Trade specifics (actionable)
- Trade direction: Long CDE.
- Entry: 20.50-21.50 (buy the range; nibble in to manage execution).
- Stop: 18.00 (below recent consolidation and preserves a defined risk per share).
- Targets: Primary 26.00 (near-term re-rating / multiple expansion). Secondary 32.00 (upside if synergies are confirmed and commodity backdrop firm).
- Position sizing: treat as a medium-risk allocation. Because of merger/dilution risk, limit to a size where a 30% drawdown is tolerable.
- Time horizon: 6-12 months (position trade to allow integration progress and quarterly reports to re-price the company).
Catalysts to watch
- Integration updates and synergy realization announcements from management after closing - cost and procurement synergies are primary value drivers.
- Quarterly results showing sustained operating cash flow at or above Q2 2025 levels (net cash from operating activities $206.95m in Q2 2025 is the baseline to beat).

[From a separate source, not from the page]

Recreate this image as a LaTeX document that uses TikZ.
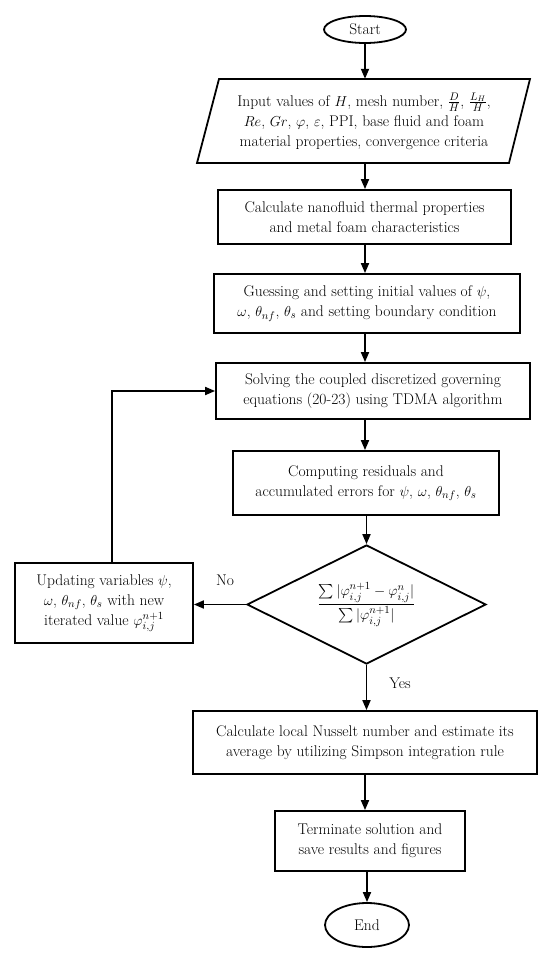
\documentclass[tikz,border=0pt]{standalone}
\usepackage{amsmath}
\usetikzlibrary{shapes.geometric,arrows.meta}
\begin{document}
\begin{tikzpicture}[x=1pt,y=-1pt,
  every node/.style={font=\fontsize{15.5}{20}\selectfont,text=black},
  box/.style={draw,line width=1.8pt,rectangle,align=center,inner sep=0pt},
  term/.style={draw,line width=1.8pt,ellipse,inner sep=0pt},
  arr/.style={line width=1.8pt,-{Triangle[length=10pt,width=8pt]}},
  lbl/.style={font=\fontsize{15.5}{18}\selectfont}]
\useasboundingbox (0,0) rectangle (550,959);
% start
\node[term,minimum width=82pt,minimum height=27pt] (start) at (365,29.5) {Start};
% input parallelogram
\node[align=center,minimum width=300pt,minimum height=84pt,inner sep=0pt] (input) at (364,121)
 {Input values of $H$, mesh number, $\tfrac{D}{H}$, $\tfrac{L_H}{H}$,\\
  $Re$, $Gr$, $\varphi$, $\varepsilon$, PPI, base fluid and foam\\
  material properties, convergence criteria};
\draw[line width=1.8pt,line join=miter] (219,79) -- (530,79) -- (509,163) -- (197,163) -- cycle;
% boxes
\node[box,minimum width=293pt,minimum height=54pt] (calc) at (364.5,217)
 {Calculate nanofluid thermal properties\\ and metal foam characteristics};
\node[box,minimum width=306pt,minimum height=59pt] (guess) at (367,303.5)
 {Guessing and setting initial values of $\psi$,\\ $\omega$, $\theta_{nf}$, $\theta_s$ and setting boundary condition};
\node[box,minimum width=314pt,minimum height=56pt] (solve) at (373,391)
 {Solving the coupled discretized governing\\ equations (20-23) using TDMA algorithm};
\node[box,minimum width=266pt,minimum height=64pt] (comp) at (366,483)
 {Computing residuals and\\ accumulated errors for $\psi$, $\omega$, $\theta_{nf}$, $\theta_s$};
\node[draw,line width=1.8pt,diamond,aspect=2.01,minimum width=239pt,minimum height=119pt,inner sep=0pt] (dec) at (366.5,604.5)
 {$\dfrac{\sum|\varphi_{i,j}^{n+1}-\varphi_{i,j}^{n}|}{\sum|\varphi_{i,j}^{n+1}|}$};
\node[box,minimum width=178pt,minimum height=80pt] (upd) at (104,603)
 {Updating variables $\psi$,\\ $\omega$, $\theta_{nf}$, $\theta_s$ with new\\ iterated value $\varphi_{i,j}^{n+1}$};
\node[box,minimum width=344pt,minimum height=63pt] (nus) at (365,742.5)
 {Calculate local Nusselt number and estimate its\\ average by utilizing Simpson integration rule};
\node[box,minimum width=190pt,minimum height=60pt] (fin) at (370,841)
 {Terminate solution and\\ save results and figures};
\node[term,minimum width=84pt,minimum height=44pt] (end) at (367,925) {End};
% connectors
\draw[arr] (start.south) -- (start.south |- input.north);
\draw[arr] (input.south -| start.south) -- (calc.north -| start.south);
\draw[arr] (calc.south -| start.south) -- (guess.north -| start.south);
\draw[arr] (guess.south -| start.south) -- (solve.north -| start.south);
\draw[arr] (solve.south -| start.south) -- (comp.north -| start.south);
\draw[arr] (comp.south -| dec.north) -- (dec.north);
\draw[arr] (dec.south) -- (nus.north -| dec.south);
\draw[arr] (nus.south -| start.south) -- (fin.north -| start.south);
\draw[arr] (fin.south -| end.north) -- (end.north);
\draw[arr] (dec.west) -- (upd.east |- dec.west);
\coordinate (fb) at ([xshift=8pt]upd.north);
\draw[arr] (fb) -- (fb |- solve.west) -- (solve.west);
% labels
\node[lbl] (no) at (225,580) {No};
\node[lbl] (yes) at (400,683) {Yes};
\end{tikzpicture}
\end{document}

- Gold and silver price direction - higher prices amplify free cash flow and speed deleveraging; a sustained rally would accelerate the re-rate.
- Debt paydown or clearer capital allocation policy (dividends, buybacks) once acquisition financing is addressed.
Risks and counterarguments
- Dilution and financing risk: The jump in diluted average shares from ~521.2m in Q1 2025 to ~643.1m in Q2 2025 indicates meaningful dilution tied to the transaction. Further equity issuance or expensive debt would reduce per-share upside.
- Integration execution risk: Combining two mid-sized miners is operationally complex. Failure to deliver procurement or G&A synergies would leave the market assigning limited premium for scale.
- Commodity price volatility: Precious-metal prices drive margin and cash flow. A material drop in gold or silver would materially weaken the bull case and could push the stock below our stop.
- Legal / shareholder pushback: There are signs of post-announcement scrutiny (shareholder-rights activity has been reported publicly), which can cause delay, additional costs or governance distractions.
- Macro / liquidity risk: If the mining sector rotates out of favor or market liquidity dries, even a good integration story can see the stock languish as buyers retreat.
Counterargument: The market may already have priced the benefits of the New Gold deal and today's price reflects a re-rating. Given the dilution and the stock move since the announcement, upside could be limited and downside asymmetric if synergies disappoint.
What would change my mind
I would become more cautious or flip to a neutral/negative view if management misses the first post-transaction synergy targets by a wide margin, if operating cash flow does not hold above Q2 2025 levels, or if commodity prices fall materially. Conversely, if the company provides a clear, accelerated deleveraging plan and first-year synergies come in at or above guidance, I would add to a long position and raise price targets.
Bottom line
Coeur's acquisition of New Gold transforms it into a higher-scale gold-silver producer with materially better top-line and operating cash potential, as already hinted by the step-up in Q2 2025 revenue ($480.65m) and operating cash flow ($206.95m). The trade is a tactical long around $20.50-21.50 with a stop at $18.00 and measured upside targets of $26 and $32. The key is watching integration delivery, synergy announcements, and the commodity environment; those will determine whether this merger is simply accretive on paper or actually creates meaningful per-share value.
Disclosure: This is a tactical trade idea, not investment advice. Position sizes should be adjusted to individual risk tolerances.